From the U-T:

A water agreement between Carlsbad and San Diego County will mean clean drinking water for residents but could ultimately defer some of the city’s redevelopment dreams.

City Council members Tuesday approved a contract with the San Diego County Water Authority to ensure that Carlsbad will keep receiving property taxes from the long-anticipated desalination plant set to be built on its south coast if the county takes over operations within the next 10 years.

A stipulation of a prior contract, however, has been thrown out and the guarantee of a $5.5 million payment from the county to the city’s redevelopment agency has gone by the wayside.

A contract signed in 2005 required the county to contribute nearly $6 million to the city’s redevelopment agency in exchange for some of the rights to the purified water. The terms of the contract approved Tuesday could mean the delay of street enhancements like the realignment of Carlsbad Boulevard, studies into how to lessen the effect of power plants on the coastline and improvements and additions to the city’s boardwalk.

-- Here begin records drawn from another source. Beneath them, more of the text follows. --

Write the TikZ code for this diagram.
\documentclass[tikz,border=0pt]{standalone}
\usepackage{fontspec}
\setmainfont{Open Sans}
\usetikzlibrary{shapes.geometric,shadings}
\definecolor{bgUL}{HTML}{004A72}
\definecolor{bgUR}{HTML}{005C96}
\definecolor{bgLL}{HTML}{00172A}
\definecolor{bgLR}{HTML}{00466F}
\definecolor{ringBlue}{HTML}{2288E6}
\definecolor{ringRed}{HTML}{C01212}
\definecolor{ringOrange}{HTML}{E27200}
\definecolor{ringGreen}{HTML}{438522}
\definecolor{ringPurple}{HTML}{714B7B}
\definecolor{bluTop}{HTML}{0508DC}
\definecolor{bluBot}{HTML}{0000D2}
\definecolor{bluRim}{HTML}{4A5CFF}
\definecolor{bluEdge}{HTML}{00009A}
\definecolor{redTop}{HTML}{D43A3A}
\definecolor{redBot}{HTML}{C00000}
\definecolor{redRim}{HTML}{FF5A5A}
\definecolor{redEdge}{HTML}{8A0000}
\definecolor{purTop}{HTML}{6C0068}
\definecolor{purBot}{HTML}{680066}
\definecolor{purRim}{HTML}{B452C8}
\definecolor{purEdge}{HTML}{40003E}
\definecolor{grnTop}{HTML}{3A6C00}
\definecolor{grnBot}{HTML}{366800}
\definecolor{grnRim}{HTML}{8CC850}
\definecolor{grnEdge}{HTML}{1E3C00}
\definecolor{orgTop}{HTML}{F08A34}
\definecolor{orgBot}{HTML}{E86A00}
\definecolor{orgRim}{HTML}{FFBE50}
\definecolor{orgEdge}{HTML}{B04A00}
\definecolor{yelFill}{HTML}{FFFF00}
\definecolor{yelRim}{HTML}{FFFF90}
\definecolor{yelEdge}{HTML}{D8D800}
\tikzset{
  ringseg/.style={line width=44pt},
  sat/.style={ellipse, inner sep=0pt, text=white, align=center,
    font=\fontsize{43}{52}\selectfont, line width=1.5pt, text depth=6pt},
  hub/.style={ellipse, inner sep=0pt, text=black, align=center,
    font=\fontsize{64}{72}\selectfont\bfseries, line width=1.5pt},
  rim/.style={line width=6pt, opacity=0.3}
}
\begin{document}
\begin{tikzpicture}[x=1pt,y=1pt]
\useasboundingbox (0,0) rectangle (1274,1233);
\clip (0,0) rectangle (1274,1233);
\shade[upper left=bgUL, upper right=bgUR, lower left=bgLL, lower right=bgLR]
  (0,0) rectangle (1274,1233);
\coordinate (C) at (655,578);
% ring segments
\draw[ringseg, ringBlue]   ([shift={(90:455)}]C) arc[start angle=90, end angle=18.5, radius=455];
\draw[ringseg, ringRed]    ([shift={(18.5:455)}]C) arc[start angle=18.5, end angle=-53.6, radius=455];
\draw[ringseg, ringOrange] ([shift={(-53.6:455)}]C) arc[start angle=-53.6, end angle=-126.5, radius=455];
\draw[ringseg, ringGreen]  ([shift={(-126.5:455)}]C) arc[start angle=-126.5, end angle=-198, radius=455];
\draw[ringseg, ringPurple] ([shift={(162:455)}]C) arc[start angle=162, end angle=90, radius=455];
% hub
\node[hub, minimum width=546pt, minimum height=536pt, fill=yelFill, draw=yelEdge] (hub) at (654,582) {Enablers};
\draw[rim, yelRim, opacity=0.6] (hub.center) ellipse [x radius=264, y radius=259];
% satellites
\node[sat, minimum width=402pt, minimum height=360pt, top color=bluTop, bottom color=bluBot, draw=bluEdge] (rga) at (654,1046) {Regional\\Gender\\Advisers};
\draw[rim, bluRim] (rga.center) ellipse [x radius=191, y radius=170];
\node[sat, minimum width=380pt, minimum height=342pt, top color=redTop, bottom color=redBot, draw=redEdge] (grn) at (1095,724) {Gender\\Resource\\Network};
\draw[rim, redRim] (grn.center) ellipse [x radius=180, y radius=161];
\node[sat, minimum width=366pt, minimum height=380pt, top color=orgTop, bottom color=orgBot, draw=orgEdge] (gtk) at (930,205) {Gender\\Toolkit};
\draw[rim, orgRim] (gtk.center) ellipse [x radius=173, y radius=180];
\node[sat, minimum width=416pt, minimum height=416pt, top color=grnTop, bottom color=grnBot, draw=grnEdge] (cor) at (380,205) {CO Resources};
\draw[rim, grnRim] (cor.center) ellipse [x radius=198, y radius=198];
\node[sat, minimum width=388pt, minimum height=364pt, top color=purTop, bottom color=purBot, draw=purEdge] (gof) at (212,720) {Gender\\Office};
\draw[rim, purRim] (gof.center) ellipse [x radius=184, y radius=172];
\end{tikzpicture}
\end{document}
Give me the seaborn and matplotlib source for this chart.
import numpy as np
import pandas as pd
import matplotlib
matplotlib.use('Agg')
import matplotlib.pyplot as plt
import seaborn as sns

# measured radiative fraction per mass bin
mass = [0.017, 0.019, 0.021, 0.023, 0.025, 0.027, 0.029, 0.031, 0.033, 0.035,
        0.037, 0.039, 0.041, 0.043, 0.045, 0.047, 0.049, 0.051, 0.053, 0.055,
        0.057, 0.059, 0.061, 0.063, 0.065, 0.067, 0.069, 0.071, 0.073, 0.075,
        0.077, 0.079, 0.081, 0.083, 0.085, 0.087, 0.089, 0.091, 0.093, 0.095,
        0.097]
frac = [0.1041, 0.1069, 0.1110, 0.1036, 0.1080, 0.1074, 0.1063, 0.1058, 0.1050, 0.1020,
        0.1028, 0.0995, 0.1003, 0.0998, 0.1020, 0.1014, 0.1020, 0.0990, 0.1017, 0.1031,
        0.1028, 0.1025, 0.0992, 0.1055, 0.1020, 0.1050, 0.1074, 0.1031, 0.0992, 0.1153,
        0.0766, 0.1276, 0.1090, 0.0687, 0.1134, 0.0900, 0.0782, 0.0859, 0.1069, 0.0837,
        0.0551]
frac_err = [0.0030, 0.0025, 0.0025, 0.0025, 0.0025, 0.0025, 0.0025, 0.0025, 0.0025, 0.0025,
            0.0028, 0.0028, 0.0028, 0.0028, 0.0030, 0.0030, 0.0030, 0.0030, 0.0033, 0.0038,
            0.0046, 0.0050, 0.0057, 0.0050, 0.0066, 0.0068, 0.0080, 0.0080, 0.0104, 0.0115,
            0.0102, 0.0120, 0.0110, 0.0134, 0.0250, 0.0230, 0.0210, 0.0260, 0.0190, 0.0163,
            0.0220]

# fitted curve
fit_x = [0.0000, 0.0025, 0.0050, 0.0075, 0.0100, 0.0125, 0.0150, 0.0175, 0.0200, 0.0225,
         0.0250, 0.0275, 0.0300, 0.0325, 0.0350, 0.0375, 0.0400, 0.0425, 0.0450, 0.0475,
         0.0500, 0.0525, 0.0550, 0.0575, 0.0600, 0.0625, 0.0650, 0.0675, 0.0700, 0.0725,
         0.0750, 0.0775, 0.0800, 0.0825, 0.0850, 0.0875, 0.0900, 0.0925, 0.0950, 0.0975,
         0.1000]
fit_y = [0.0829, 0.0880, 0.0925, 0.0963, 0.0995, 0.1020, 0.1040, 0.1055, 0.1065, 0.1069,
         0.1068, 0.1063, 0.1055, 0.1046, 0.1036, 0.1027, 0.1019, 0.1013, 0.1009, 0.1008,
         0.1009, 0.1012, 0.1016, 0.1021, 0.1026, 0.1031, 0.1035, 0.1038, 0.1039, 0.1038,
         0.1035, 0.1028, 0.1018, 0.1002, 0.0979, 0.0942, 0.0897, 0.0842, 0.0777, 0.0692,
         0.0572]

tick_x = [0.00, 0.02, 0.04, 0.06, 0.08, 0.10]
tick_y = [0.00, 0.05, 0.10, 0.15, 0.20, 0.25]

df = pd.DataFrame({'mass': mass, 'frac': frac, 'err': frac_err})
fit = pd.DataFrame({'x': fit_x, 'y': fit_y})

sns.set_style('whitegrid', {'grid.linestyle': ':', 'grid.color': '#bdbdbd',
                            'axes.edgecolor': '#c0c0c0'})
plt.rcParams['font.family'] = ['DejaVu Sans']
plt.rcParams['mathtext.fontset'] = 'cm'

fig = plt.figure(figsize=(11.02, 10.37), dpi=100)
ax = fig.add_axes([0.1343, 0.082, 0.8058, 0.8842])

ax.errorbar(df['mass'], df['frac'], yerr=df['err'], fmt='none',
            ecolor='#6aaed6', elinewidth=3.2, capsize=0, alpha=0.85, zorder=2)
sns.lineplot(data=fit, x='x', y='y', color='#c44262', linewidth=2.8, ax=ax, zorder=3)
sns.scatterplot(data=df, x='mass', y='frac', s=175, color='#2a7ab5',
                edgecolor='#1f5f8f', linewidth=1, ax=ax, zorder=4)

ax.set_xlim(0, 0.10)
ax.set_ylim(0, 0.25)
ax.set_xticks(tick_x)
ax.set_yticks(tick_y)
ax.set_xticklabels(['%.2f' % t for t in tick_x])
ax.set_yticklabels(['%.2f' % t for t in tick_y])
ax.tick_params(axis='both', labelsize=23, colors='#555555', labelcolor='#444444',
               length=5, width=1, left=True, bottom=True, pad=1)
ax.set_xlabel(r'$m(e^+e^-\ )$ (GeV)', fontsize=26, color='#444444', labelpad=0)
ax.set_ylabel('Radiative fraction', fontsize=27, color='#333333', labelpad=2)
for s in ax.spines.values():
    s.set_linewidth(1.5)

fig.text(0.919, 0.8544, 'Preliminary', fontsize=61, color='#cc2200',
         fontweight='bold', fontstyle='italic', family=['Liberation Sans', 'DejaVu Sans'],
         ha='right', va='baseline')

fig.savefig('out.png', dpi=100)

Debbie Fountain, Carlsbad’s housing and neighborhood services director, said the city has not yet decided which projects will have to be halted.

“The city is losing a good degree of those benefits, and it still is a favorable project for the city,” said Mayor Matt Hall during Tuesday’s meeting. “But I am saddened that we lost a lot of the things we had anticipated to be benefits for the city.”

Like other California cities, Carlsbad relies on property taxes to fuel its redevelopment agency, the organization charged with defining blight and eliminating it. That money typically goes toward low-income housing, revitalization of the Carlsbad Village and other beautification projects that dot the city’s landscape.

Poseidon Resources, the San Diego-based company that has worked for more than a decade to establish itself on Carlsbad’s coast, is poised to own the plant for at least the first 10 years of its operation and pay taxes to be funneled into the city’s redevelopment coffers.

The county, however, could decide to take over the project before those 10 years are up. Without the contract approved Tuesday, it would be able to avoid paying any taxes to the city. Such a move would mean that up to 25 percent of Carlsbad’s redevelopment money could dry up.

While the contract requires the county to pay between $1 million and $2 million per year if it opts to buy the plant from Poseidon, it’s a disappointment to some council members who were around to sign the old contract that required the county to pay $5.5 million for redevelopment projects.

“This looked really good for the city a few years ago,” said Councilman Keith Blackburn. “Now it just looks OK for the city.”

Councilwoman Ann Kulchin shared Blackburn’s disappointment but said she could live with the decision.

The city’s original contract with the county was thrown out when the county backed out of the desalination plant project in June 2010 because of an unrelated lawsuit against the region’s water wholesaler, the Metropolitan Water District of Southern California, over rates.

Talks of the new contract began in July 2010 when the county opted to give the project another try and approved an agreement with Poseidon that allows it to buy water and deliver it to nine county cities.

Carlsbad first signed onto the project in 2006 when it approved Poseidon’s environmental impact report.

Glenn Pruim, director of Carlsbad’s utilities department, said the plant should be operating within 36 months after construction begins. A start date for construction, however, has not yet been determined.

The plant is expected to clean about 100,000 gallons of ocean water and produce enough drinking water each day to serve 300,000 households across the county.